In other words, I need events to be launched when updating the workspace (already defined), when updating a project (already defined), but the most important one would be when building a project, to display the build progress, the messages, warnings and errors, which project is being built, which files (I admit this could be retrieved from the build log, so maybe the event could point me to the build log along with the project). I tried cbEVT_COMPILER_STARTED, but it does not give me any information about the project or anything, it only acts as a signal. Also, according to the documentation (http://wiki.codeblocks.org/index.php?title=Code::Blocks_SDK_events), there is no event thrown when a new log entry is made, so there is no way to intercept the log updates.

The ideal thing for me would be events when building the workspace (cbEVT_WORKSPACE_BEGIN_BUILD, cbEVT_WORKSPACE_END_BUILD) and when building the project (cbEVT_PROJECT_BEGIN_BUILD, cbEVT_PROJECT_END_BUILD), with the project build event pointing to the project and, if possible, the build log.

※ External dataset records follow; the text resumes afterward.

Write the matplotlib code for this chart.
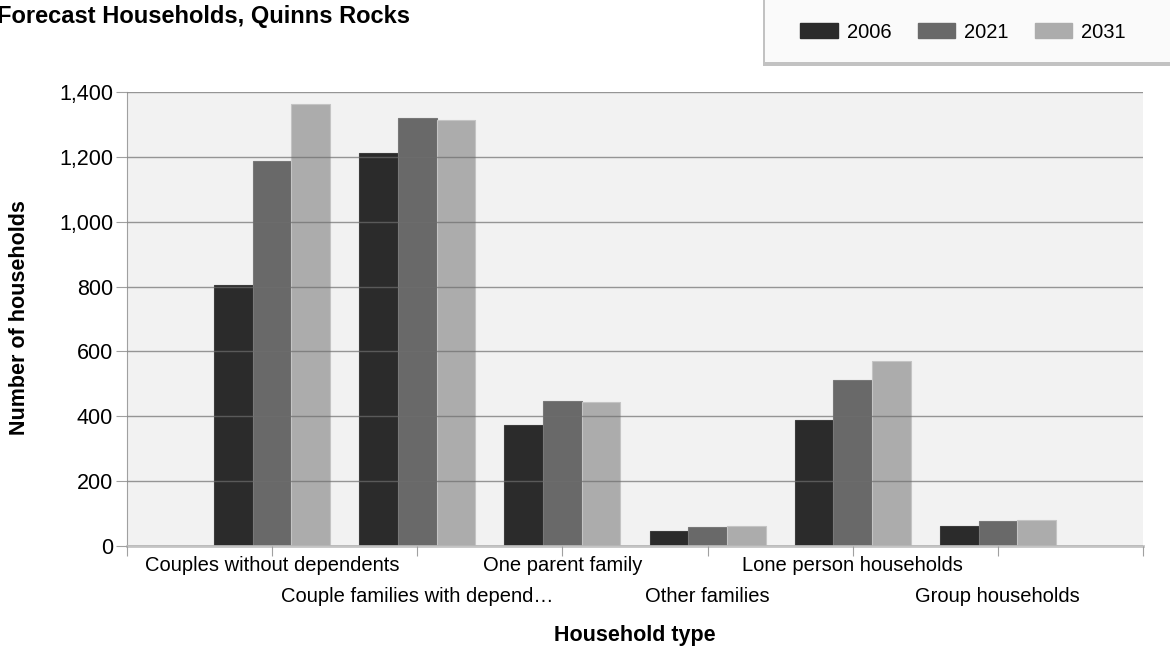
import matplotlib
matplotlib.use('Agg')
import matplotlib.pyplot as plt
import matplotlib.patches as mpatches
from matplotlib.ticker import FuncFormatter
import numpy as np

plt.rcParams['font.family'] = ['Liberation Sans', 'DejaVu Sans']

## Data
categories = ['Couples without dependents', 'Couple families with depend\u2026',
              'One parent family', 'Other families',
              'Lone person households', 'Group households']
years = ['2006', '2021', '2031']
hh_2006 = [805, 1213, 373, 47, 389, 63]
hh_2021 = [1188, 1319, 447, 60, 511, 77]
hh_2031 = [1364, 1313, 445, 63, 570, 80]

colours = ['#2b2b2b', '#696969', '#acacac']
edges = ['#3c3c3c', '#787878', '#c4c4c4']

fig = plt.figure(figsize=(11.7, 6.5), dpi=100)
ax = fig.add_axes([127/1170, 1 - 546/650, 1016/1170, 454/650])
ax.set_facecolor('#f2f2f2')

x = np.arange(len(categories))
w = 0.8 / 3
series = [hh_2006, hh_2021, hh_2031]
for k, vals in enumerate(series):
    ax.bar(x + (k - 1) * w, vals, width=w, color=colours[k],
           edgecolor=edges[k], linewidth=0.8, label=years[k], zorder=2)

ax.set_xlim(-1, 6)
ax.set_ylim(0, 1400)
ax.set_yticks(np.arange(0, 1401, 200))
ax.yaxis.set_major_formatter(FuncFormatter(lambda v, p: f'{int(v):,}'))
ax.set_xticks(np.arange(-1, 7))
ax.set_xticklabels([])

# gridlines sit above the bars, as in the reference
ax.set_axisbelow(False)
ax.grid(axis='y', color='#6e6e6e', alpha=0.7, linewidth=1.0, zorder=3)

for s in ['top', 'right']:
    ax.spines[s].set_visible(False)
ax.spines['left'].set_color('#a0a0a0')
ax.spines['bottom'].set_color('#c4c4c4')
ax.spines['bottom'].set_linewidth(2)
ax.tick_params(axis='y', length=8, color='#a0a0a0', pad=2, labelsize=15.5)
ax.tick_params(axis='x', length=7, color='#a0a0a0')

# category labels on two staggered rows
for i, lab in enumerate(categories):
    off = 14 if i % 2 == 0 else 36
    ax.annotate(lab, xy=(i, 0), xycoords=('data', 'axes fraction'),
                xytext=(0, -off), textcoords='offset points',
                ha='center', va='center', fontsize=14.5, annotation_clip=False)

fig.text(20/1170, 1 - 318/650, 'Number of households', rotation=90,
         ha='center', va='center', fontsize=15.5, fontweight='bold')
fig.text(635/1170, 1 - 636/650, 'Household type',
         ha='center', va='center', fontsize=15.5, fontweight='bold')
fig.text(-3/1170, 1 - 17/650, 'Forecast Households, Quinns Rocks',
         ha='left', va='center', fontsize=17, fontweight='bold')

# legend box with a soft shadow
shadow = mpatches.Rectangle((763/1170, 1 - 66/650), 0.5, 0.2,
                            transform=fig.transFigure, facecolor='#9a9a9a',
                            edgecolor='none', alpha=0.6, zorder=0)
box = mpatches.Rectangle((765/1170, 1 - 62/650), 0.5, 0.2,
                         transform=fig.transFigure, facecolor='#fafafa',
                         edgecolor='none', zorder=1)
fig.patches.extend([shadow, box])

handles = [mpatches.Patch(color=c, label=y) for c, y in zip(colours, years)]
fig.legend(handles=handles, loc='center', ncol=3,
           bbox_to_anchor=(963/1170, 1 - 32/650), frameon=False,
           fontsize=14.5, handlelength=1.85, handleheight=0.8,
           handletextpad=0.45, columnspacing=1.3)

plt.savefig('out.png', dpi=100)
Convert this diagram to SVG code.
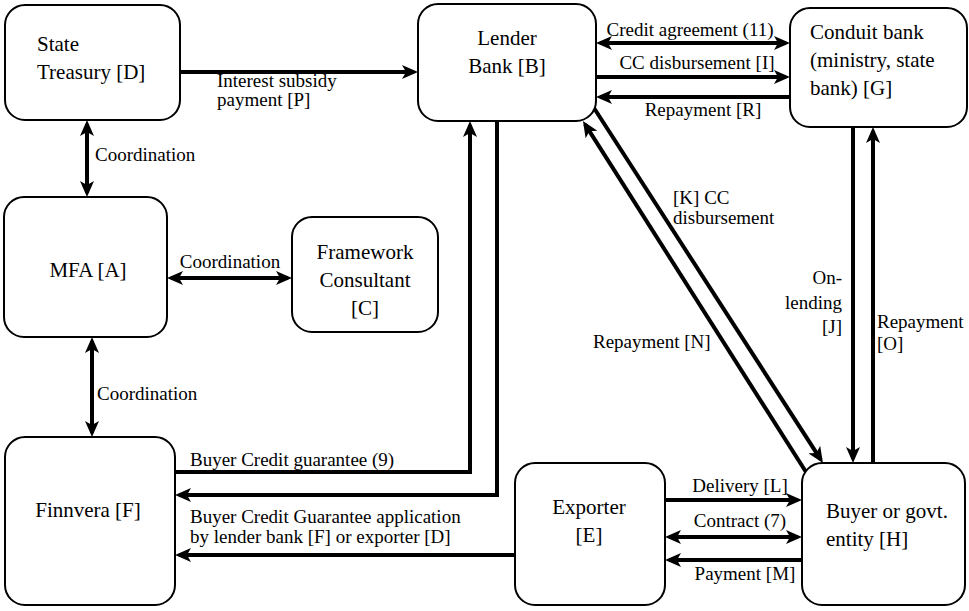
<svg xmlns="http://www.w3.org/2000/svg" width="969" height="611" viewBox="0 0 969 611">
<style>
.box{fill:#fff;stroke:#000;stroke-width:2}
.nt{font-size:21px;fill:#000}
.lt{font-size:19px;fill:#000}
.c{fill:none;stroke:#000;stroke-width:4}
.e{marker-end:url(#ah)}
.b{marker-start:url(#ah);marker-end:url(#ah)}
</style>
<defs>
<marker id="ah" markerUnits="userSpaceOnUse" viewBox="0 0 16 14" markerWidth="16" markerHeight="14" refX="12" refY="7" orient="auto-start-reverse">
<path d="M0,0 L16,7 L0,14 L4,7 z" fill="#000"/>
</marker>
</defs>
<rect width="969" height="611" fill="#fff"/>
<g font-family="'Liberation Serif', 'Times New Roman', 'DejaVu Serif', serif">
<g id="connectors">
<path class="c e" d="M180,72 H414"/>
<path class="c b" d="M87,124 V193"/>
<path class="c b" d="M171,278 H288"/>
<path class="c b" d="M92,341 V433"/>
<path class="c b" d="M600,43 H786"/>
<path class="c e" d="M596,77 H786"/>
<path class="c e" d="M790,97 H600"/>
<path class="c e" d="M175,472 H470 V125"/>
<path class="c e" d="M497,121 V495 H179"/>
<path class="c e" d="M515,555 H179"/>
<path class="c e" d="M665,500 H798"/>
<path class="c b" d="M669,537 H798"/>
<path class="c e" d="M802,560 H669"/>
<path class="c e" d="M853,127 V459"/>
<path class="c e" d="M873,463 V131"/>
<path class="c e" d="M594,108 L820.8,459.6"/>
<path class="c e" d="M806,472 L585.1,124.4"/>
<text class="lt" x="217" y="87">Interest subsidy</text>
<text class="lt" x="217" y="106">payment [P]</text>
<text class="lt" x="95" y="161">Coordination</text>
<text class="lt" x="230" y="268" text-anchor="middle">Coordination</text>
<text class="lt" x="97" y="400">Coordination</text>
<text class="lt" x="690" y="36" text-anchor="middle">Credit agreement (11)</text>
<text class="lt" x="697" y="69" text-anchor="middle">CC disbursement [I]</text>
<text class="lt" x="703" y="116" text-anchor="middle">Repayment [R]</text>
<text class="lt" x="673" y="204">[K] CC</text>
<text class="lt" x="673" y="224">disbursement</text>
<text class="lt" x="593" y="348">Repayment [N]</text>
<text class="lt" x="842" y="284" text-anchor="end">On-</text>
<text class="lt" x="842" y="309" text-anchor="end">lending</text>
<text class="lt" x="842" y="333" text-anchor="end">[J]</text>
<text class="lt" x="877" y="328">Repayment</text>
<text class="lt" x="877" y="350">[O]</text>
<text class="lt" x="190" y="466">Buyer Credit guarantee (9)</text>
<text class="lt" x="190" y="523">Buyer Credit Guarantee application</text>
<text class="lt" x="190" y="543">by lender bank [F] or exporter [D]</text>
<text class="lt" x="740" y="492" text-anchor="middle">Delivery [L]</text>
<text class="lt" x="740" y="527" text-anchor="middle">Contract (7)</text>
<text class="lt" x="745" y="580" text-anchor="middle">Payment [M]</text>
</g>
<g id="state-treasury">
<rect class="box" x="5" y="5" width="175" height="115" rx="20"/>
<text class="nt" x="37" y="51">State</text>
<text class="nt" x="37" y="79">Treasury [D]</text>
</g>
<g id="lender-bank">
<rect class="box" x="418" y="4" width="178" height="117" rx="20"/>
<text class="nt" x="507" y="45" text-anchor="middle">Lender</text>
<text class="nt" x="507" y="73" text-anchor="middle">Bank [B]</text>
</g>
<g id="conduit-bank">
<rect class="box" x="790" y="8" width="177" height="119" rx="20"/>
<text class="nt" x="810" y="39">Conduit bank</text>
<text class="nt" x="810" y="67">(ministry, state</text>
<text class="nt" x="810" y="95">bank) [G]</text>
</g>
<g id="mfa">
<rect class="box" x="4" y="197" width="163" height="140" rx="20"/>
<text class="nt" x="88" y="277" text-anchor="middle">MFA [A]</text>
</g>
<g id="framework-consultant">
<rect class="box" x="292" y="217" width="146" height="115" rx="20"/>
<text class="nt" x="365" y="259" text-anchor="middle">Framework</text>
<text class="nt" x="365" y="287" text-anchor="middle">Consultant</text>
<text class="nt" x="365" y="315" text-anchor="middle">[C]</text>
</g>
<g id="finnvera">
<rect class="box" x="5" y="437" width="170" height="168" rx="20"/>
<text class="nt" x="88" y="517" text-anchor="middle">Finnvera [F]</text>
</g>
<g id="exporter">
<rect class="box" x="515" y="463" width="150" height="142" rx="20"/>
<text class="nt" x="589" y="514" text-anchor="middle">Exporter</text>
<text class="nt" x="589" y="542" text-anchor="middle">[E]</text>
</g>
<g id="buyer">
<rect class="box" x="802" y="463" width="163" height="142" rx="20"/>
<text class="nt" x="826" y="518">Buyer or govt.</text>
<text class="nt" x="826" y="546">entity [H]</text>
</g>
</g>
</svg>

The names of the events are just suggestions according to the names of existing events.

If possible, it would be pretty useful, and a lot more flexible, to have a grasp of when a log is modified, whichever log window it is. This could allow us to write wrappers around plugins that produce a textual output in a log window, rather than modify the whole plugin, like I would need to do (even though for now, I can't do any of them). I know this could cause a lot of events to be processed in Code::Blocks, so let me propose an option to enable the launch of such events. If it is not enabled, the events won't be launched. If, however, it is tested and does not slow down noticeably the environment (tested on slow machines, of course), then I see no reason not to keep it.

Thanks,

-- Wolf --

Warning: Like dependency hell and DLL hell, Code::Blocks must not become event hell. If you believe more events would make Code::Blocks messy, then say so, I shall find another way to do it.